I have always been intrigued by the Daylesford brand and have intended on paying them a visit for quite some time. Last weekend, I found the perfect excuse as they were holding their annual Harvest Festival. It was a lovely day out and although the day began a little gloomy, the sun shone on Daylesford.
Without doubt, Daylesford is marketed towards a certain type of person; its shops and ethos have been criticised for being elitist but I found it quite lovely. It is like entering a magical world where nothing is wrong, almost like Marie-Antoinette’s Petit Trianon with its pre-wiped hen’s eggs for collection and its beribboned lambs. Daylesford is geared towards those to aspire to the country life. Everything is exceptional quality and the prices reflect this, however they also reflect the ‘behind the scenes’ effort which goes into the food, products and service offered by Daylesford.
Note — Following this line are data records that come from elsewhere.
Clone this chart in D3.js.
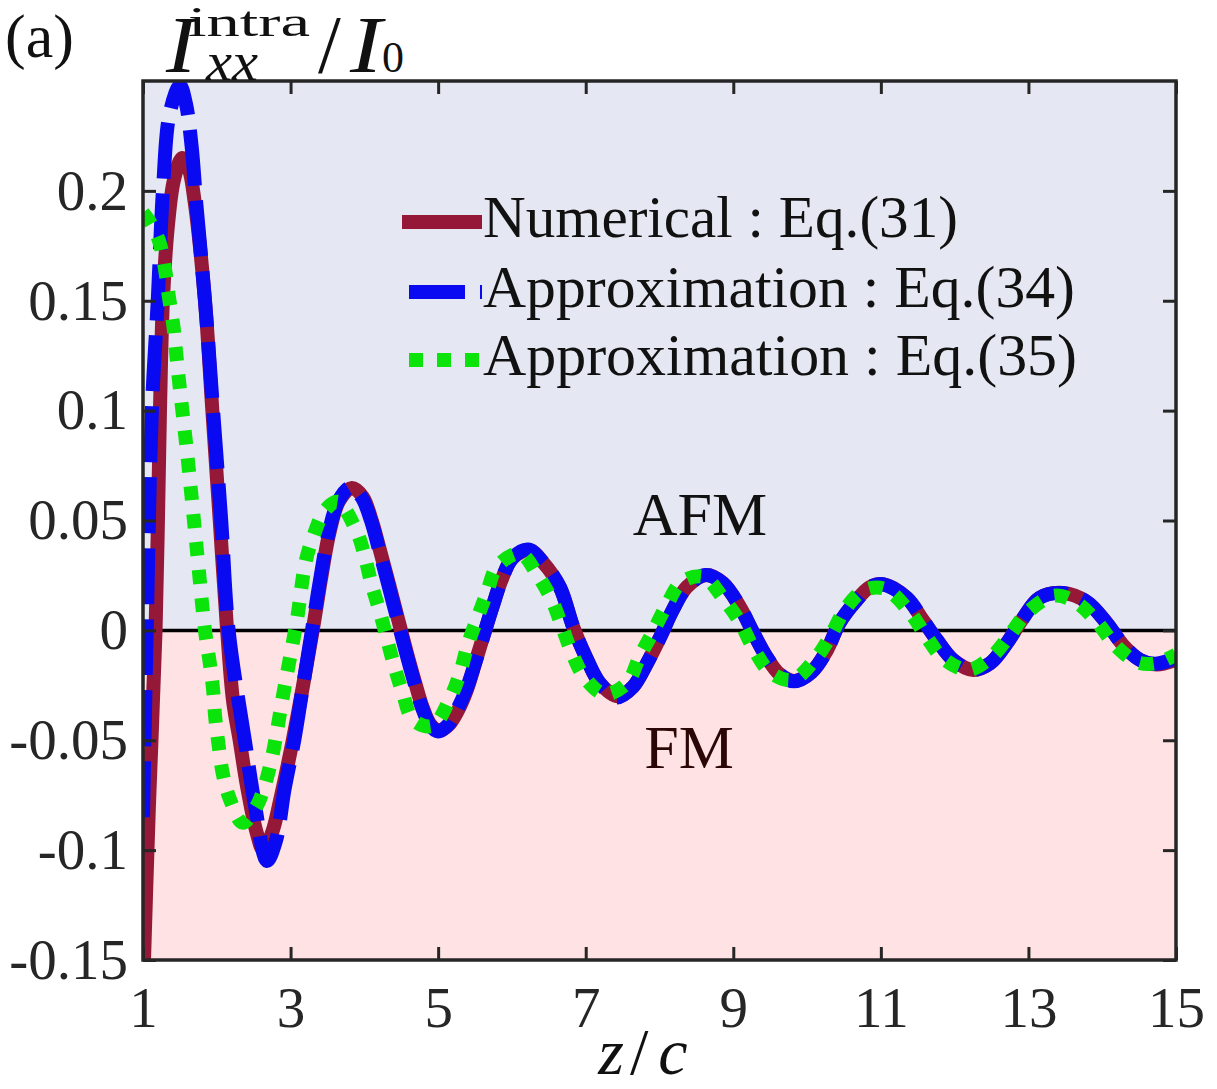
<!DOCTYPE html>
<html>
<head>
<meta charset="utf-8">
<script src="https://cdn.jsdelivr.net/npm/d3@7"></script>
<style>
  html, body { margin: 0; padding: 0; background: #fff; }
  svg text { font-family: "Liberation Serif", "DejaVu Serif", serif; }
</style>
</head>
<body>
<svg id="chart" width="1217" height="1089"></svg>
<script>
// numerical solution, Eq.(31)
const zNum = [1.00, 1.08, 1.17, 1.23, 1.27, 1.34, 1.42, 1.53, 1.62, 1.70, 1.84, 1.94, 2.04, 2.14, 2.22, 2.31, 2.41, 2.54, 2.63, 2.75, 2.86, 3.03, 3.17, 3.30,
  3.42, 3.53, 3.66, 3.83, 3.98, 4.10, 4.21, 4.33, 4.45, 4.57, 4.69, 4.79, 4.90, 5.02, 5.14, 5.26, 5.39, 5.50, 5.61, 5.73, 5.86, 6.01, 6.24, 6.42,
  6.65, 6.83, 7.02, 7.19, 7.44, 7.64, 7.83, 8.01, 8.18, 8.37, 8.64, 8.86, 9.09, 9.27, 9.45, 9.63, 9.83, 10.06, 10.27, 10.44, 10.65, 10.85, 11.03,
  11.35, 11.57, 11.76, 11.98, 12.25, 12.48, 12.71, 12.91, 13.15, 13.47, 13.79, 14.06, 14.28, 14.51, 14.74, 15.00]
const vNum = [-0.165, -0.080, 0.000, 0.100, 0.150, 0.185, 0.205, 0.215, 0.210, 0.195, 0.150, 0.100, 0.050, 0.000, -0.032, -0.050, -0.071, -0.092, -0.100, -0.092, -0.077, -0.050, -0.025, 0.000,
  0.025, 0.045, 0.059, 0.0648, 0.0607, 0.050, 0.0366, 0.0215, 0.0060, -0.0095, -0.0240, -0.0350, -0.0430, -0.0456, -0.0432, -0.0370, -0.027, -0.015, -0.003, 0.010, 0.023, 0.033, 0.0365, 0.031,
  0.0197, 0.0016, -0.0134, -0.024, -0.0300, -0.0257, -0.015, -0.003, 0.0093, 0.0197, 0.0252, 0.0215, 0.0107, -0.001, -0.012, -0.020, -0.0230, -0.019, -0.009, 0.0034, 0.0129, 0.0197, 0.0210,
  0.0148, 0.0047, -0.0044, -0.0135, -0.0180, -0.015, -0.0057, 0.0047, 0.0148, 0.0170, 0.013, 0.0034, -0.0066, -0.0134, -0.0155, -0.0134]

// approximation, Eq.(34)
const zApx34 = [1.00, 1.05, 1.12, 1.20, 1.27, 1.36, 1.50, 1.58, 1.66, 1.72, 1.84, 1.95, 2.06, 2.16, 2.38, 2.52, 2.68, 2.80, 2.92, 3.05, 3.17, 3.29,
  3.41, 3.52, 3.65, 3.81, 3.96, 4.09, 4.20, 4.32, 4.44, 4.56, 4.68, 4.78, 4.89, 5.00, 5.12, 5.24, 5.38, 5.50, 5.61, 5.73, 5.86, 6.01, 6.22, 6.42,
  6.65, 6.83, 7.02, 7.19, 7.42, 7.64, 7.83, 8.01, 8.18, 8.37, 8.62, 8.86, 9.09, 9.27, 9.45, 9.63, 9.82, 10.06, 10.27, 10.44, 10.65, 10.85, 11.02,
  11.35, 11.57, 11.76, 11.98, 12.23, 12.48, 12.71, 12.91, 13.15, 13.45, 13.79, 14.06, 14.28, 14.51, 14.72, 15.00]
const vApx34 = [-0.085, 0.000, 0.100, 0.150, 0.200, 0.235, 0.248, 0.240, 0.220, 0.195, 0.150, 0.100, 0.050, 0.000, -0.050, -0.080, -0.105, -0.096, -0.072, -0.050, -0.025, 0.000,
  0.025, 0.045, 0.059, 0.0650, 0.0607, 0.050, 0.0366, 0.0215, 0.0060, -0.0095, -0.0240, -0.0350, -0.0432, -0.0460, -0.0435, -0.0372, -0.027, -0.015, -0.003, 0.010, 0.023, 0.033, 0.0368, 0.031,
  0.0197, 0.0016, -0.0134, -0.024, -0.0305, -0.0257, -0.015, -0.003, 0.0093, 0.0197, 0.0252, 0.0215, 0.0107, -0.001, -0.012, -0.020, -0.0232, -0.019, -0.009, 0.0034, 0.0129, 0.0197, 0.0210,
  0.0148, 0.0047, -0.0044, -0.0135, -0.0180, -0.015, -0.0057, 0.0047, 0.0148, 0.0170, 0.013, 0.0034, -0.0066, -0.0134, -0.0152, -0.0125]

// approximation, Eq.(35)
const zApx35 = [1.00, 1.09, 1.22, 1.30, 1.35, 1.41, 1.45, 1.49, 1.60, 1.72, 1.84, 1.91, 1.95, 1.98, 2.02, 2.08, 2.18, 2.35, 2.54, 2.65, 2.75, 2.82, 2.88, 2.95, 3.02, 3.09,
  3.20, 3.30, 3.47, 3.64, 3.90, 4.01, 4.10, 4.21, 4.31, 4.41, 4.52, 4.66, 4.92, 5.16, 5.30, 5.40, 5.53, 5.66, 5.80, 6.11, 6.35, 6.54,
  6.68, 6.81, 6.99, 7.26, 7.56, 7.73, 7.91, 8.10, 8.30, 8.60, 8.86, 9.09, 9.27, 9.50, 9.80, 10.10, 10.31, 10.51, 10.76, 11.05,
  11.39, 11.62, 11.84, 12.18, 12.50, 12.75, 12.98, 13.35, 13.66, 13.93, 14.17, 14.47, 14.72, 15.00]
const vApx35 = [0.190, 0.186, 0.177, 0.164, 0.152, 0.139, 0.126, 0.113, 0.080, 0.040, 0.000, -0.016, -0.027, -0.040, -0.051, -0.065, -0.077, -0.0875, -0.080, -0.0705, -0.0575, -0.045, -0.033, -0.020, -0.0075, 0.0056,
  0.0306, 0.042, 0.0548, 0.0585, 0.0447, 0.033, 0.0207, 0.0084, -0.0044, -0.0167, -0.0285, -0.0407, -0.0435, -0.031, -0.019, -0.0067, 0.0055, 0.017, 0.029, 0.0350, 0.025, 0.0138,
  0.0016, -0.010, -0.0217, -0.0290, -0.024, -0.012, -0.0007, 0.0116, 0.022, 0.0243, 0.0147, 0.0038, -0.008, -0.019, -0.0225, -0.0135, -0.003, 0.0093, 0.018, 0.0190,
  0.0084, -0.003, -0.0126, -0.0180, -0.012, -0.002, 0.008, 0.0158, 0.0124, 0.0038, -0.0066, -0.0144, -0.0150, -0.0110]

const xTicks = [1, 3, 5, 7, 9, 11, 13, 15]
const yTicks = [-0.15, -0.1, -0.05, 0, 0.05, 0.1, 0.15, 0.2]
const yTickLabels = ["-0.15", "-0.1", "-0.05", "0", "0.05", "0.1", "0.15", "0.2"]
const legendLabels = ["Numerical : Eq.(31)", "Approximation : Eq.(34)", "Approximation : Eq.(35)"]

const svg = d3.select("#chart")
const pLeft = 143, pRight = 1176, pTop = 81, pBottom = 960

let x = d3.scaleLinear().domain([1, 15]).range([pLeft, pRight])
let y = d3.scaleLinear().domain([-0.15, 0.25]).range([pBottom, pTop])

// region shading
svg.append("rect")
  .attr("x", pLeft).attr("y", y(0.25))
  .attr("width", pRight - pLeft).attr("height", y(0) - y(0.25))
  .attr("fill", "#e5e8f2")
svg.append("rect")
  .attr("x", pLeft).attr("y", y(0))
  .attr("width", pRight - pLeft).attr("height", y(-0.15) - y(0))
  .attr("fill", "#ffe3e4")

svg.append("clipPath").attr("id", "plotClip")
  .append("rect")
  .attr("x", pLeft).attr("y", pTop)
  .attr("width", pRight - pLeft).attr("height", pBottom - pTop)

// zero line
svg.append("line")
  .attr("x1", pLeft).attr("x2", pRight)
  .attr("y1", y(0)).attr("y2", y(0))
  .attr("stroke", "#000").attr("stroke-width", 3.5)

// region labels
svg.append("text").attr("x", 700).attr("y", 535)
  .attr("text-anchor", "middle").attr("font-size", 62).attr("fill", "#111")
  .text("AFM")
svg.append("text").attr("x", 689).attr("y", 768)
  .attr("text-anchor", "middle").attr("font-size", 62).attr("fill", "#2a0606")
  .text("FM")

// curves
let lineGen = d3.line()
  .x(d => x(d[0]))
  .y(d => y(d[1]))
  .curve(d3.curveCatmullRom.alpha(0.5))

let series = [
  {z: zNum, v: vNum, color: "#961838", dash: null},
  {z: zApx34, v: vApx34, color: "#0a0af2", dash: "56,15"},
  {z: zApx35, v: vApx35, color: "#0ae40a", dash: "14,14"}
]

let curveGrp = svg.append("g").attr("clip-path", "url(#plotClip)")
series.forEach(s => {
  curveGrp.append("path")
    .datum(d3.zip(s.z, s.v))
    .attr("d", lineGen)
    .attr("fill", "none")
    .attr("stroke", s.color)
    .attr("stroke-width", 14)
    .attr("stroke-linejoin", "round")
    .attr("stroke-dasharray", s.dash)
})

// axes, ticks pointing inward
let fontSize = 57
let gx = svg.append("g").attr("transform", `translate(0,${pBottom})`)
  .call(d3.axisBottom(x).tickValues(xTicks).tickSize(-13).tickPadding(27).tickFormat(d3.format("d")))
let gy = svg.append("g").attr("transform", `translate(${pLeft},0)`)
  .call(d3.axisLeft(y).tickValues(yTicks).tickSize(-13).tickPadding(15).tickFormat((d, i) => yTickLabels[i]))
let gxt = svg.append("g").attr("transform", `translate(0,${pTop})`)
  .call(d3.axisTop(x).tickValues(xTicks).tickSize(-13).tickFormat(""))
let gyr = svg.append("g").attr("transform", `translate(${pRight},0)`)
  .call(d3.axisRight(y).tickValues(yTicks).tickSize(-13).tickFormat(""))

;[gx, gy, gxt, gyr].forEach(g => {
  g.select(".domain").remove()
  g.selectAll(".tick line").attr("stroke", "#262626").attr("stroke-width", 3)
  g.selectAll(".tick text")
    .attr("font-family", "Liberation Serif, DejaVu Serif, serif")
    .attr("font-size", fontSize).attr("fill", "#262626")
})

// box
svg.append("rect")
  .attr("x", pLeft).attr("y", pTop)
  .attr("width", pRight - pLeft).attr("height", pBottom - pTop)
  .attr("fill", "none").attr("stroke", "#262626").attr("stroke-width", 3.5)

// legend
let legendY = [222, 292, 360]
let legendLen = [475, 592, 594]
series.forEach((s, i) => {
  let x0 = i === 0 ? 402 : 409
  svg.append("line")
    .attr("x1", x0).attr("x2", 482)
    .attr("y1", legendY[i]).attr("y2", legendY[i])
    .attr("stroke", s.color).attr("stroke-width", 14)
    .attr("stroke-dasharray", s.dash)
  svg.append("text")
    .attr("x", 483).attr("y", legendY[i] + 15)
    .attr("font-size", 59).attr("fill", "#111")
    .attr("textLength", legendLen[i]).attr("lengthAdjust", "spacingAndGlyphs")
    .text(legendLabels[i])
})

// panel tag and axis labels
svg.append("text").attr("x", 5).attr("y", 57).attr("font-size", 62).attr("fill", "#111").text("(a)")

let yl = svg.append("g").attr("fill", "#111")
yl.append("text").attr("x", 166).attr("y", 72).attr("font-size", 80).attr("font-style", "italic")
  .attr("textLength", 30).attr("lengthAdjust", "spacingAndGlyphs").text("I")
yl.append("text").attr("x", 188).attr("y", 36).attr("font-size", 42)
  .attr("font-family", "DejaVu Serif, serif")
  .attr("textLength", 122).attr("lengthAdjust", "spacingAndGlyphs").text("intra")
yl.append("text").attr("x", 206).attr("y", 80).attr("font-size", 54).attr("font-style", "italic")
  .attr("textLength", 52).attr("lengthAdjust", "spacingAndGlyphs").text("xx")
yl.append("text").attr("x", 318).attr("y", 72).attr("font-size", 82).text("/")
yl.append("text").attr("x", 350).attr("y", 72).attr("font-size", 80).attr("font-style", "italic")
  .attr("textLength", 32).attr("lengthAdjust", "spacingAndGlyphs").text("I")
yl.append("text").attr("x", 382).attr("y", 72).attr("font-size", 44).text("0")

let xl = svg.append("text").attr("x", 643).attr("y", 1074).attr("text-anchor", "middle")
  .attr("font-size", 66).attr("fill", "#111")
xl.append("tspan").attr("font-style", "italic").text("z")
xl.append("tspan").attr("dx", 6).text("/")
xl.append("tspan").attr("dx", 10).attr("font-style", "italic").text("c")
</script>
</body>
</html>
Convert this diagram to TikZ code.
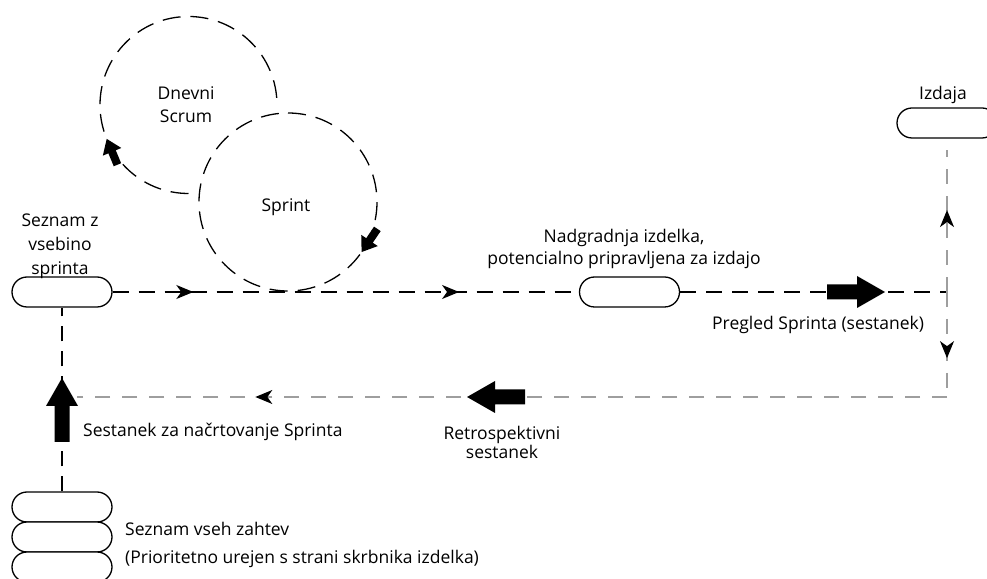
\documentclass[tikz,border=0pt]{standalone}
\usepackage{fontspec}
\setmainfont{Open Sans}
\usetikzlibrary{arrows.meta,decorations.markings}
\begin{document}
\begin{tikzpicture}[x=1pt,y=1pt,
  lbl/.style={inner sep=0pt, font=\fontsize{17.5}{23}\selectfont},
  pill/.style={draw, line width=1.3pt, rounded corners=15pt, minimum width=100pt, minimum height=30pt, inner sep=0pt, fill=white},
  blk/.style={line width=1.3pt, dash pattern=on 16pt off 10pt},
  gry/.style={line width=1.2pt, color=black!38, dash pattern=on 15pt off 12pt},
  circ/.style={line width=1.3pt, dash pattern=on 18pt off 10pt},
  tipat/.style={postaction={decorate, decoration={markings, mark=at position #1 with {\arrow[black,solid]{Stealth[length=17pt,width=14pt,inset=5pt]}}}}},
  fatat/.style={postaction={decorate, decoration={markings, mark=at position #1 with {\fill[black,solid] (0,0)--(-14,10)--(-14,4)--(-28,4)--(-28,-4)--(-14,-4)--(-14,-10)--cycle;}}}},
  pics/fatarr/.style={code={\fill[black] (0,-7.5)--({#1-28},-7.5)--({#1-28},-16)--(#1,0)--({#1-28},16)--({#1-28},7.5)--(0,7.5)--cycle;}}
]
\useasboundingbox (0,0) rectangle (987,578);
\fill[white] (0,0) rectangle (987,578);

% circles
\coordinate (c1) at (188.5,473);
\coordinate (c2) at (288,376);
\draw[circ, fatat=0.25] (c1) ++(270:88.5) arc[start angle=270, end angle=0, radius=88.5];
\draw[circ, fatat=0.345] (c2) ++(90:89) arc[start angle=90, end angle=-270, radius=89];

% pills
\node[pill] (sb) at (62,286) {};
\node[pill] (nb) at (629.5,286) {};
\node[pill] (iz) at (947,455) {};
\node[pill] (s1) at (62,71) {};
\node[pill] (s2) at (62,41) {};
\node[pill] (s3) at (62,11) {};

% helper points
\coordinate (cR) at (947,286);
\coordinate (cB) at (947,181);
\coordinate (cL) at (77,181);
\coordinate (cT) at (947,428);

% connectors
\draw[blk, tipat=0.173, tipat=0.743] (sb.east) -- (nb.west);
\draw[blk] (nb.east) -- (cR);
\draw[gry, tipat=0.577] (cR) -- (cT);
\draw[gry, tipat=0.63] (cR) -- (cB);
\draw[gry, tipat=0.795] (cB) -- (cL);
\draw[blk, dash pattern=on 15pt off 10pt] (s1.north) -- (sb.south);

% big arrows
\pic at (827,286) {fatarr=58};
\pic[rotate=180] at (525,181) {fatarr=58};
\pic[rotate=90] at (62,136) {fatarr=64};

% labels
\node[lbl, align=center, anchor=north] (tDS) at (186,492) {Dnevni\\Scrum};
\node[lbl, anchor=base] (tSp) at (286,366) {Sprint};
\node[lbl, align=center, anchor=north, font=\fontsize{17.5}{24}\selectfont] (tSz) at (60,364) {Seznam z\\vsebino\\sprinta};
\node[lbl, align=center, anchor=north, font=\fontsize{17.5}{22}\selectfont] (tNd) at (624,349) {Nadgradnja izdelka,\\potencialno pripravljena za izdajo};
\node[lbl, anchor=base west] (tPr) at (712,248) {Pregled Sprinta (sestanek)};
\node[lbl, anchor=base] (tIz) at (943,478) {Izdaja};
\node[lbl, anchor=base west] (tSe) at (83,141) {Sestanek za načrtovanje Sprinta};
\node[lbl, align=center, anchor=north, font=\fontsize{17.5}{19.5}\selectfont] (tRe) at (502,152) {Retrospektivni\\sestanek};
\node[lbl, anchor=base west] (tSv) at (125,43) {Seznam vseh zahtev};
\node[lbl, anchor=base west] (tPu) at (125,15) {(Prioritetno urejen s strani skrbnika izdelka)};
\end{tikzpicture}
\end{document}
Owned by Lady Bamford of JCB fame, and located on the Gloucestershire, Oxfordshire border between Stow-on-the-Wold and Moreton-in-Marsh , in the heart of the Cotswolds, it is one of the most sustainable working farms in the country. Fully organic, Daylesford comprises the working farm, holiday cottages, cookery school, original farm shop, restaurant, cafe, lifestyle shops, spa and nursery. The Daylesford branding is everywhere, which is strangely comforting and provides effortless continuity. Granted, some of the prices (especially in the clothing department) were eye-watering for mere mortals but the food hall was an absolute delight. I was extremely impressed by the chilled cheese room which offers dozens of cheeses including their own Single Gloucester, Double Gloucester, Blue and a Camembert-style cheese, all of which were excellent. The butchery and fish counters were impeccably presented and offered a rich variety of produce, predominantly from the farm (although of course not the fish!)
It being an open day, we enjoyed visiting the animals and learning about the different rare and historic breeds which make up the Daylesford livestock. There were sheepdog trials, cray-fish catching, donkey patting….everything shouted ‘true country living’ (although quite a number of their clientele had driven up from Town and were a little under equipped for the muddy fields!).
I have to say, Daylesford is ‘well done’, its sister shops in London are stocked with the same superior quality ingredients as the Farm Shop and everything feels fresh and good for you (even the cakes). I didn’t dine in the restaurant as it was extremely full (although I full intend to return soon) but took the opportunity to indulge in a ‘smart’ takeaway – their wood-fired oven was offering glistening mozzarella and salami covered organic pizzas which looked delicious, however we chose the slow-cooked pulled beef with ‘slaw in an organic roll. Eaten in the sunshine with a cold bottle of their own cider it was idyllic, although extremely busy. The day finished with the purchase of a few delicious pastries, made in the on-site bakery; and a bag full of sumptuous cheeses, organic milk and a rather super organic mint jelly.
Daylesford should be billed as an experience; I’d recommend a weekend away in one of their beautiful holiday cottages (which form the bulk of the original farmhouse) – you’re but a few steps away from a delicious breakfast, lunch or dinner – indulge in a treatment in the spa, sip a coffee on the Cotswold stone terrace or sign up to a masterclass or day course at the cookery school. There is a lot to do but do go with very full pockets, you may need to book up almost a year in advance due to the popularity of the holiday accommodation. All in all, it’s a place to forget about the world, forget about the credit card bill and just indulge.